Avaloq co-CEO, Martin Greweldinger, explains how technology can help financial institutions efficiently integrate clients’ ESG preferences into investment advice.

The European Securities and Market Authority (ESMA) concluded its consultation on proposed amendments to MiFID II in April this year, with the EU’s new regulations coming into force on 2 August 2022. The European regulator aims to ingrain environmental, social and governance (ESG) preferences in suitability assessments to strengthen investor protection and promote sustainable investing.

Under the new regulation, financial institutions will need to proactively assess their clients’ sustainability preferences in the same way that risk tolerance and investment knowledge are measured currently.

Passive Sustainability Offerings no Longer Enough

Sustainability based on ESG criteria is a fast-growing investment theme, driven by investor demand and regulatory forces. Most financial institutions already offer their clients access to sustainable funds and products; however, the onus is often on investors to ask about these offerings and to specifically request them.

Sustainability preferences will soon comprise a routine component of the investor profile. The upcoming amendment to MiFID II not only requires a cultural shift within the industry, but financial institutions will also need to apply an ESG classification system – based on regulation as well as industry standards such as EET (European ESG Template) – to create a list of environmentally sustainable products and define how these products align with investor preferences.

The trend within the industry and among regulators is clearly moving towards a greater focus on sustainability, so it’s imperative that financial institutions adopt these new regulations by the August deadline or risk trailing behind their competitors and potentially running afoul of regulators further down the line.

Technological Solution to ESG Investing

ESG investing is as much a technological challenge as it is an ethical imperative. Even the best value proposition can fall short of the mark if the technology behind it is not up to scratch – and the same applies when incorporating new guidance from regulators.

To ensure that the new regulation is implemented rapidly and effectively, financial institutions should check that their current investment platforms are able to guarantee compliance with changing regulations for EU-based clients while supporting ESG investment products that cover both discretionary and advisory mandates.

A state-of-the-art ESG solution should incorporate investors’ preferences based on the Principle of Adverse Impacts (PAI), define minimum allocations of sustainable investments in line with the defined taxonomy objectives, and classify sustainable investments in accordance with the Sustainable Finance Disclosure Regulation (SFDR).
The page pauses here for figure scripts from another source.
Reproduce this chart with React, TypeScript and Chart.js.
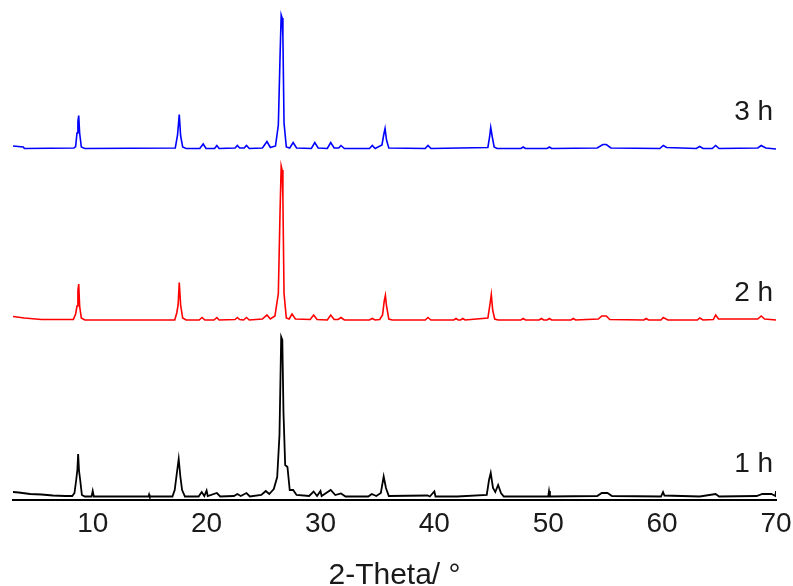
import { useEffect, useRef } from "react";
import { Chart, registerables } from "chart.js";

Chart.register(...registerables);

const FONT = '"Liberation Sans", Arial, Helvetica, sans-serif';

// x-axis ticks (2-Theta, degrees)
const tickValues = [10, 20, 30, 40, 50, 60, 70];

// Series names, colours and vertical stacking offsets (intensity units)
const seriesNames = ["1 h", "2 h", "3 h"];
const seriesColors = ["#000000", "#ff0000", "#0000ff"];
const seriesOffsets = [0, 353, 696];
const labelHeights = [57, 46, 65];
const labelAngle = 69.75;

// 1 h pattern
const angles1h = [
  3.0, 3.5, 4.5, 5.5, 6.5, 7.6, 8.2, 8.4, 8.55, 8.65, 8.72, 8.8, 8.9, 9.05, 9.3, 9.9, 10.0, 10.1,
  12.0, 14.9, 14.95, 15.0, 17.0, 17.2, 17.4, 17.55, 17.7, 17.85, 18.1, 19.3, 19.57, 19.8, 20.0, 20.1,
  20.9, 21.2, 22.4, 22.7, 23.0, 23.5, 23.8, 24.8, 25.2, 25.5, 25.9, 26.2, 26.4, 26.55, 26.65, 26.75,
  26.9, 27.1, 27.3, 27.6, 27.9, 29.0, 29.4, 29.7, 30.0, 30.1, 30.9, 31.3, 31.8, 32.2, 34.2, 34.5,
  34.9, 35.3, 35.55, 35.75, 36.0, 39.4, 39.6, 40.0, 40.1, 42.0, 44.6, 44.8, 44.95, 45.15, 45.35,
  45.6, 45.85, 46.1, 50.0, 50.07, 50.15, 54.3, 54.7, 55.2, 55.6, 59.9, 60.08, 60.2, 63.3, 64.7,
  65.0, 68.3, 68.8, 69.6, 69.95, 70.0,
];
const counts1h = [
  16, 15, 12, 11, 9, 8, 8, 14, 40, 60, 92, 58, 40, 10, 7, 7, 18, 7,
  7, 7, 11, 7, 7, 20, 56, 82, 46, 20, 7, 7, 16, 8, 19, 8,
  14, 7, 8, 12, 8, 14, 7, 10, 18, 12, 22, 46, 130, 326, 320, 176,
  70, 66, 20, 20, 10, 8, 17, 8, 18, 8, 20, 10, 13, 7, 7, 12,
  8, 14, 47, 24, 8, 9, 7, 17, 7, 7, 10, 40, 54, 24, 16,
  30, 14, 7, 7, 18, 7, 8, 14, 14, 8, 7, 16, 9, 7, 12,
  7, 8, 12, 12, 8, 18,
];

// 2 h pattern
const angles2h = [
  3.0, 4.0, 5.5, 8.3, 8.5, 8.62, 8.7, 8.77, 8.85, 9.0, 9.3, 17.2, 17.38, 17.5, 17.6, 17.72, 17.9,
  18.2, 19.35, 19.6, 19.85, 20.65, 20.9, 21.1, 22.5, 22.7, 22.9, 23.25, 23.5, 23.75, 24.9, 25.3,
  25.6, 26.0, 26.3, 26.45, 26.55, 26.63, 26.7, 26.8, 27.0, 27.25, 27.5, 27.8, 29.1, 29.4, 29.7,
  30.6, 30.9, 31.2, 31.55, 31.8, 32.1, 34.3, 34.55, 34.8, 35.2, 35.45, 35.6, 35.7, 35.8, 36.0,
  36.3, 39.2, 39.44, 39.7, 41.7, 41.9, 42.1, 42.3, 42.5, 42.7, 44.7, 44.9, 45.0, 45.12, 45.3,
  45.6, 47.6, 47.8, 48.0, 49.2, 49.4, 49.6, 49.9, 50.1, 50.3, 52.0, 52.2, 52.4, 54.4, 54.7, 55.1,
  55.4, 58.4, 58.6, 58.8, 59.9, 60.1, 60.5, 63.1, 63.3, 63.6, 64.5, 64.7, 64.95, 68.4, 68.7, 69.0,
  70.0,
];
const counts2h = [
  14, 11, 8, 8, 19, 35, 66, 79, 35, 11, 7, 7, 21, 37, 82, 37, 11,
  7, 7, 12, 7, 7, 12, 7, 8, 12, 8, 7, 12, 7, 9, 17,
  9, 15, 60, 224, 315, 307, 250, 60, 11, 9, 19, 9, 8, 17, 8,
  7, 17, 8, 8, 12, 7, 7, 10, 7, 8, 17, 45, 56, 35, 9,
  7, 7, 12, 7, 7, 10, 7, 7, 10, 7, 11, 41, 58, 27, 9,
  7, 7, 10, 7, 7, 10, 7, 7, 10, 7, 7, 10, 7, 9, 15, 15,
  8, 7, 10, 7, 7, 12, 7, 7, 11, 7, 8, 17, 9, 9, 15, 9,
  7,
];

// 3 h pattern
const angles3h = [
  3.0, 3.9, 4.0, 8.35, 8.5, 8.62, 8.7, 8.77, 8.85, 9.0, 9.3, 17.25, 17.45, 17.6, 17.72, 17.9, 18.2,
  19.4, 19.7, 19.95, 20.7, 20.9, 21.1, 22.5, 22.7, 22.9, 23.3, 23.5, 23.75, 24.9, 25.3, 25.6,
  26.05, 26.3, 26.45, 26.55, 26.63, 26.7, 26.8, 27.0, 27.3, 27.6, 27.9, 29.2, 29.5, 29.8, 30.6,
  30.9, 31.2, 31.6, 31.8, 32.1, 34.3, 34.55, 34.8, 35.4, 35.55, 35.67, 35.8, 36.0, 39.2, 39.44,
  39.7, 44.7, 44.85, 44.95, 45.08, 45.25, 45.5, 47.6, 47.8, 48.0, 49.9, 50.1, 50.3, 54.3, 54.8,
  55.1, 55.5, 59.8, 60.1, 60.4, 63.0, 63.3, 63.6, 64.4, 64.7, 65.0, 68.4, 68.7, 69.1, 70.0,
];
const counts3h = [
  12, 10, 7, 8, 11, 38, 61, 73, 38, 10, 7, 8, 34, 75, 32, 10, 7,
  7, 16, 7, 7, 13, 7, 8, 13, 8, 8, 13, 7, 8, 21, 9,
  12, 54, 191, 274, 268, 231, 58, 10, 8, 19, 8, 7, 19, 8, 7,
  19, 8, 8, 13, 7, 7, 13, 7, 14, 34, 47, 24, 8, 7, 13,
  7, 9, 30, 49, 31, 10, 7, 7, 10, 7, 7, 10, 7, 8, 15,
  15, 8, 7, 13, 9, 7, 11, 7, 7, 13, 7, 8, 13, 8, 6,
];

const seriesAngles = [angles1h, angles2h, angles3h];
const seriesCounts = [counts1h, counts2h, counts3h];

const labelPlugin = {
  id: "seriesLabels",
  afterDatasetsDraw(chart: any) {
    const { ctx, scales } = chart;
    const xs = scales.x;
    const ys = scales.y;
    ctx.save();
    ctx.font = `28px ${FONT}`;
    ctx.fillStyle = "#1a1a1a";
    ctx.textAlign = "right";
    ctx.textBaseline = "alphabetic";
    seriesNames.forEach((name, i) => {
      ctx.fillText(
        name,
        xs.getPixelForValue(labelAngle),
        ys.getPixelForValue(seriesOffsets[i] + labelHeights[i])
      );
    });
    ctx.restore();
  },
};

export default function App() {
  const canvasRef = useRef<HTMLCanvasElement | null>(null);

  useEffect(() => {
    const canvas = canvasRef.current;
    if (!canvas) return;
    const datasets = seriesNames.map((name, i) => ({
      label: name,
      data: seriesAngles[i].map((a, j) => ({ x: a, y: seriesCounts[i][j] + seriesOffsets[i] })),
      borderColor: seriesColors[i],
      backgroundColor: seriesColors[i],
      borderWidth: i === 0 ? 1.8 : 1.6,
      pointRadius: 0,
      tension: 0,
      fill: false,
    }));
    const chart = new Chart(canvas, {
      type: "line",
      data: { datasets },
      options: {
        animation: false,
        responsive: false,
        maintainAspectRatio: false,
        layout: { padding: { left: 13, right: 17, top: 0, bottom: 0 } },
        plugins: { legend: { display: false }, tooltip: { enabled: false } },
        scales: {
          x: {
            type: "linear",
            min: 3,
            max: 70,
            afterBuildTicks: (scale: any) => {
              scale.ticks = tickValues.map((v) => ({ value: v }));
            },
            afterFit: (scale: any) => {
              scale.height = 86;
              scale.paddingLeft = 0;
              scale.paddingRight = 0;
            },
            grid: { display: false, drawTicks: false },
            border: { display: true, color: "#000000", width: 2 },
            ticks: {
              font: { size: 28, family: FONT },
              color: "#1a1a1a",
              padding: 7,
              maxRotation: 0,
              autoSkip: false,
            },
            title: {
              display: true,
              text: "2-Theta/ °",
              color: "#1a1a1a",
              font: { size: 30, family: FONT, lineHeight: 0.7 },
              padding: 0,
            },
          },
          y: { display: false, min: 0, max: 1000 },
        },
      },
      plugins: [labelPlugin],
    });
    return () => chart.destroy();
  }, []);

  return (
    <div style={{ position: "fixed", left: 0, top: 0, width: 793, height: 586, background: "#fff" }}>
      <canvas ref={canvasRef} width={793} height={586} style={{ display: "block" }} />
    </div>
  );
}
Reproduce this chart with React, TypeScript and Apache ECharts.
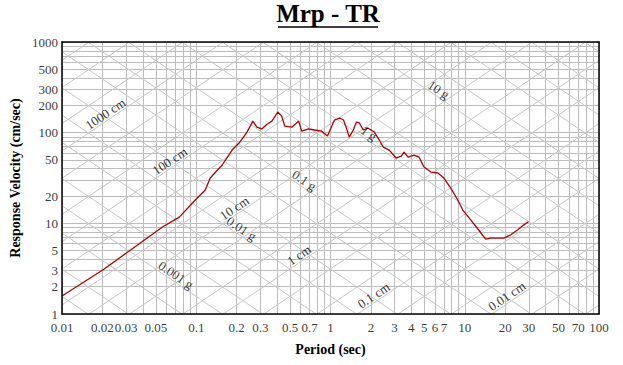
import React, { useEffect, useRef } from "react";
import * as echarts from "echarts";

// ---- data ----
const periods = [0.01, 0.0201, 0.0336, 0.056, 0.0748, 0.0984, 0.1167, 0.127, 0.156, 0.185, 0.2085, 0.239, 0.264, 0.283, 0.308, 0.336, 0.366, 0.405, 0.433, 0.456, 0.514, 0.579, 0.61, 0.687, 0.76, 0.857, 0.95, 1.07, 1.167, 1.25, 1.315, 1.38, 1.48, 1.56, 1.64, 1.755, 1.91, 2.12, 2.31, 2.47, 2.74, 3.08, 3.36, 3.53, 3.78, 4.19, 4.56, 4.97, 5.6, 6.31, 6.99, 7.87, 8.87, 9.67, 11.07, 12.7, 14.3, 15.6, 19.5, 21.9, 24.7, 27.4, 29.8];
const velocities = [1.58, 3.06, 5.27, 9.1, 11.7, 18.1, 23.3, 31.6, 44, 64.3, 76.8, 101.6, 134, 115, 110, 124, 134, 169, 152, 118, 115, 134, 104, 110, 107, 104, 91.8, 138, 145, 138, 112, 89.4, 107, 131, 128, 107, 112, 101.6, 82.9, 69.4, 64.3, 52.5, 55.2, 61.1, 53.8, 56.6, 53.8, 41.8, 36.8, 35.9, 31.6, 24.5, 18.1, 14.0, 10.9, 8.44, 6.7, 6.87, 6.87, 7.44, 8.44, 9.56, 10.4];

const xTickValues = [0.01, 0.02, 0.03, 0.05, 0.1, 0.2, 0.3, 0.5, 0.7, 1, 2, 3, 4, 5, 6, 7, 10, 20, 30, 50, 70, 100];
const xTickLabels = ["0.01", "0.02", "0.03", "0.05", "0.1", "0.2", "0.3", "0.5", "0.7", "1", "2", "3", "4", "5", "6", "7", "10", "20", "30", "50", "70", "100"];
const yTickValues = [1, 2, 3, 5, 10, 20, 50, 100, 200, 300, 500, 1000];
const yTickLabels = ["1", "2", "3", "5", "10", "20", "50", "100", "200", "300", "500", "1000"];

const gridMultipliers = [1, 2, 3, 4, 5, 6, 7, 8, 9];
const xDecades = [0.01, 0.1, 1, 10];
const yDecades = [1, 10, 100];
const diagMultipliers = [1, 2, 5];

const dispLabels = ["1000 cm", "100 cm", "10 cm", "1 cm", "0.1 cm", "0.01 cm"];
const dispValues = [1000, 100, 10, 1, 0.1, 0.01];
const dispLabelPeriods = [0.0224, 0.0676, 0.2046, 0.621, 2.23, 21.9];
const accLabels = ["10 g", "1 g", "0.1 g", "0.01 g", "0.001 g"];
const accValues = [10, 1, 0.1, 0.01, 0.001];
const accLabelPeriods = [6.0, 1.816, 0.6, 0.2046, 0.0664];

const TITLE = "Mrp - TR";
const G = 981;
const X_MIN = 0.01, X_MAX = 100, Y_MIN = 1, Y_MAX = 1000;
const LEFT = 59, RIGHT = 24, TOP = 42, BOTTOM = 51, W = 623, H = 365;
const FONT = "'Liberation Serif', 'Times New Roman', serif";

const lg = Math.log10;

// line in log space: logSV = s*logT + c, clipped to plot box
function clipSeg(s: number, c: number): number[][] | null {
  const x0 = lg(X_MIN), x1 = lg(X_MAX), y0 = lg(Y_MIN), y1 = lg(Y_MAX);
  let xs: number, xe: number;
  if (s > 0) {
    xs = Math.max(x0, y0 - c);
    xe = Math.min(x1, y1 - c);
  } else {
    xs = Math.max(x0, c - y1);
    xe = Math.min(x1, c - y0);
  }
  if (xe - xs < 1e-6) return null;
  return [
    [Math.pow(10, xs), Math.pow(10, s * xs + c)],
    [Math.pow(10, xe), Math.pow(10, s * xe + c)],
  ];
}

export default function App() {
  const ref = useRef<HTMLDivElement>(null);
  useEffect(() => {
    if (!ref.current) return;
    const chart = echarts.init(ref.current, undefined, { renderer: "svg" });

    const plotW = W - LEFT - RIGHT;
    const plotH = H - TOP - BOTTOM;
    const angle = (Math.atan((plotH / lg(Y_MAX / Y_MIN)) / (plotW / lg(X_MAX / X_MIN))) * 180) / Math.PI;

    const gridSegs: any[] = [];
    xDecades.forEach((d) => gridMultipliers.forEach((m) => gridSegs.push({ coords: [[d * m, Y_MIN], [d * m, Y_MAX]] })));
    gridSegs.push({ coords: [[X_MAX, Y_MIN], [X_MAX, Y_MAX]] });
    yDecades.forEach((d) => gridMultipliers.forEach((m) => gridSegs.push({ coords: [[X_MIN, d * m], [X_MAX, d * m]] })));
    gridSegs.push({ coords: [[X_MIN, Y_MAX], [X_MAX, Y_MAX]] });

    const diagSegs: any[] = [];
    for (let k = -8; k <= 8; k++) {
      diagMultipliers.forEach((m) => {
        const v = m * Math.pow(10, k);
        const su = clipSeg(1, lg(2 * Math.PI * v));
        if (su) diagSegs.push({ coords: su });
        const sd = clipSeg(-1, lg((G * v) / (2 * Math.PI)));
        if (sd) diagSegs.push({ coords: sd });
      });
    }

    const dispLabelData = dispLabels.map((name, i) => {
      const t = dispLabelPeriods[i];
      return { name, value: [t, 2 * Math.PI * dispValues[i] * t] };
    });
    const accLabelData = accLabels.map((name, i) => {
      const t = accLabelPeriods[i];
      return { name, value: [t, (G * accValues[i]) / (2 * Math.PI) / t] };
    });

    const labelCommon = {
      show: true,
      formatter: "{b}",
      color: "#000",
      fontFamily: FONT,
      fontSize: 13,
    };

    const hiddenAxis = {
      type: "log",
      logBase: 10,
      axisLabel: { show: false },
      axisTick: { show: false },
      splitLine: { show: false },
      axisLine: { show: true, lineStyle: { color: "#000", width: 1.5 } },
      z: 10,
    };

    chart.setOption({
      animation: false,
      graphic: [
        {
          type: "text",
          x: 328,
          y: 1,
          style: {
            text: TITLE,
            fill: "#000",
            font: "bold 25px 'Liberation Serif', 'Times New Roman', serif",
            textAlign: "center",
            textVerticalAlign: "top",
          },
        },
        {
          type: "line",
          shape: { x1: 278, y1: 27, x2: 378, y2: 27 },
          style: { stroke: "#000", lineWidth: 1.5 },
        },
      ],
      grid: { left: LEFT, right: RIGHT, top: TOP, bottom: BOTTOM },
      xAxis: [
        {
          ...hiddenAxis,
          min: X_MIN,
          max: X_MAX,
          position: "bottom",
          name: "Period (sec)",
          nameLocation: "middle",
          nameGap: 28,
          nameTextStyle: { fontFamily: FONT, fontWeight: "bold", fontSize: 14, color: "#000" },
        },
        { ...hiddenAxis, min: X_MIN, max: X_MAX, position: "top" },
      ],
      yAxis: [
        {
          ...hiddenAxis,
          min: Y_MIN,
          max: Y_MAX,
          position: "left",
          name: "Response Velocity (cm/sec)",
          nameLocation: "middle",
          nameGap: 40,
          nameRotate: 90,
          nameTextStyle: { fontFamily: FONT, fontWeight: "bold", fontSize: 14, color: "#000" },
        },
        { ...hiddenAxis, min: Y_MIN, max: Y_MAX, position: "right" },
      ],
      series: [
        {
          type: "lines",
          coordinateSystem: "cartesian2d",
          silent: true,
          z: 1,
          lineStyle: { color: "#bdbdbd", width: 1, opacity: 1 },
          data: gridSegs,
        },
        {
          type: "lines",
          coordinateSystem: "cartesian2d",
          silent: true,
          z: 1,
          lineStyle: { color: "#c6c6c6", width: 1, opacity: 1 },
          data: diagSegs,
        },
        {
          type: "line",
          data: periods.map((p, i) => [p, velocities[i]]),
          showSymbol: false,
          symbol: "none",
          lineStyle: { color: "#b00000", width: 1.3 },
          z: 5,
        },
        {
          type: "scatter",
          symbolSize: 0,
          silent: true,
          z: 6,
          data: dispLabelData,
          label: { ...labelCommon, position: [0, 0], align: "center", verticalAlign: "bottom", rotate: angle },
        },
        {
          type: "scatter",
          symbolSize: 0,
          silent: true,
          z: 6,
          data: accLabelData,
          label: { ...labelCommon, position: [0, 0], align: "center", verticalAlign: "bottom", rotate: -angle },
        },
        {
          type: "scatter",
          symbolSize: 0,
          silent: true,
          clip: false,
          z: 6,
          data: xTickValues.map((v, i) => ({ name: xTickLabels[i], value: [v, Y_MIN] })),
          label: { ...labelCommon, position: "bottom", distance: 7 },
        },
        {
          type: "scatter",
          symbolSize: 0,
          silent: true,
          clip: false,
          z: 6,
          data: yTickValues.map((v, i) => ({ name: yTickLabels[i], value: [X_MIN, v] })),
          label: { ...labelCommon, position: "left", distance: 4, lineHeight: 12 },
        },
      ],
    });
    return () => chart.dispose();
  }, []);
  return (
    <div
      ref={ref}
      style={{ position: "fixed", left: 0, top: 0, width: W, height: H, background: "#fff" }}
    />
  );
}
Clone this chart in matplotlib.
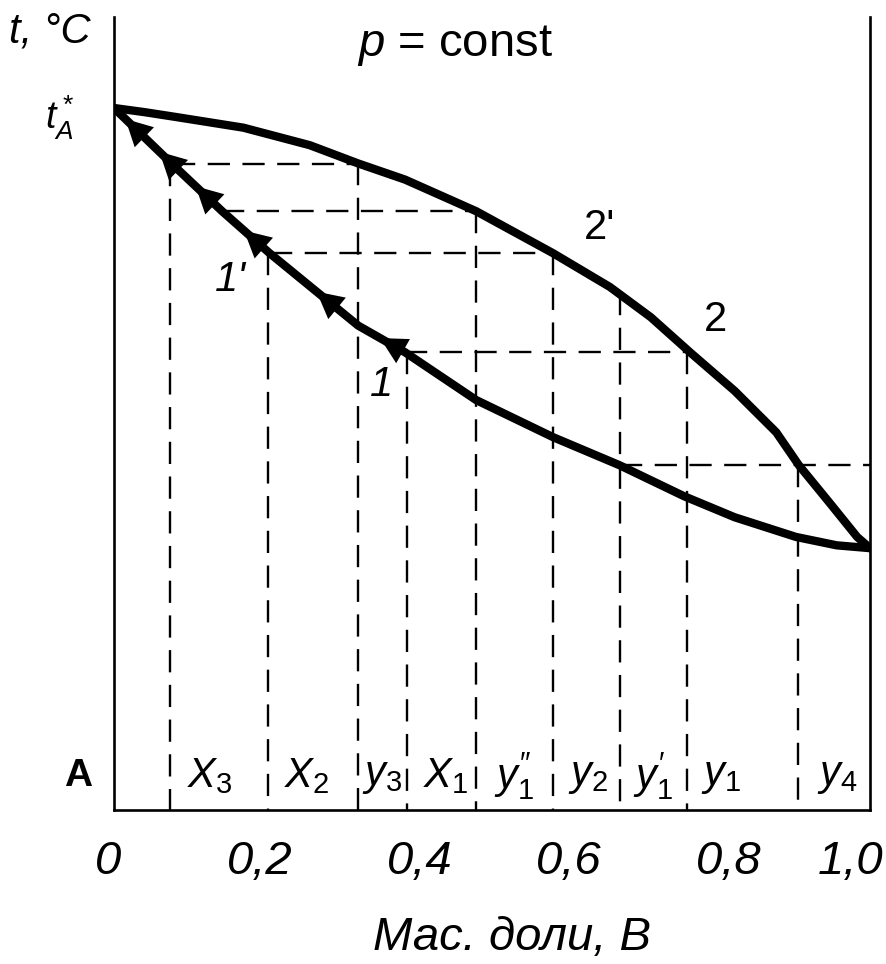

These sustainability preferences should be applied across the entire investment advisory and portfolio management process. The solution should be able to model suitability rules and automatically collate ESG data from trusted sources, such as MSCI. 

The easiest way for financial institutions to meet these new requirements is to add an ESG layer on top of their existing framework for determining investor suitability – with an expanded investor questionnaire, the addition of standard ESG ratings and new exclusion criteria.

The Path to ESG Leadership

This changing regulatory landscape will give ESG investing a much-needed overhaul and align it with the preferences and expectations of investors – especially younger cohorts, who are the high-net-worth clients of tomorrow. But it is also an opportunity for financial institutions to position themselves as leaders and first movers in sustainability instead of simply playing compliance catch-up.

Taking a proactive approach and implementing a robust technological solution to respond to this new regulation rapidly can boost the reputation and sustainability credentials, which will be vital for client acquisition and retention in the future.